But there are actually three kinds of interwoven story in this film: first, we meet a family of show people, homeless and impoverished, scraping a neo-realist existence in post-war Naples, living on the songs of the past. Then we dive into stylized renditions of history, with the songs themselves creating short stories which can be explored via ballet sequences choreographed by The Red Shoes' Leonide Massine. The stories are connected by visual devices rather than by narrative connection, but add up to a history of Naples and its songs. Traveling through the centuries are the show people, eternally poor and hungry, immortal like the Wandering Jew, symbolic figures obviously, but also earthily real.

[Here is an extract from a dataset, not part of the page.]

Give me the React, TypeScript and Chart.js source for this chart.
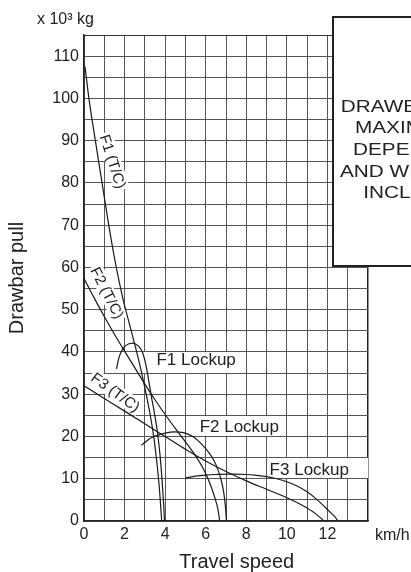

Giannini boldly leaps from theatrical studio sets to real locations, sometimes letting the stagey backdrops bleed into reality, sometimes simply cutting via a match on movement from sound stage to street, always with an eye to the most striking effect. The overwhelming beauty is complimented by a matching cleverness.
There are less successful moments: a song about a maiden who was raped by Moors and committed suicide is visualized as a stylized dance using the African ballet, and is rather too exotic and lovely to do justice to the horror depicted, a problem inherent in the original song. But then there's an astonishing sequence in which Massine himself plays Antonio Petito, a celebrated "Pulcinella," first in a surrealist ballet featuring a haystack of spaghetti and a giant watermelon with children's faces as seeds, then in "real life," re-enacting the artist's death on stage.
Also appearing is Spanish dancer Antonio, still a cult figure among gay audiences in Spain and future star of Michael Powell's Honeymoon (1959), and Loren, who is rewarded with the only close-up in the two hours-plus run-time, a tight forehead to chin view that may induce whiplash in the unwary.
It's amazing to think this was all happening at the same time as Neo-Realism and the pepla and ebullient sex comedies that accompanied Italy's economic miracle. Apart from the presence of some familiar faces, it seems to have little in common with any of them, apart from a hint of social conscience and some vibrant humor. It's Giannini's only solo film as director, a monolithic extravaganza with neither precedent nor antecedent, an eye-popping conglomeration of sound and movement and color. It's beautiful. It's too much. But it does not disgust: it sweeps you up.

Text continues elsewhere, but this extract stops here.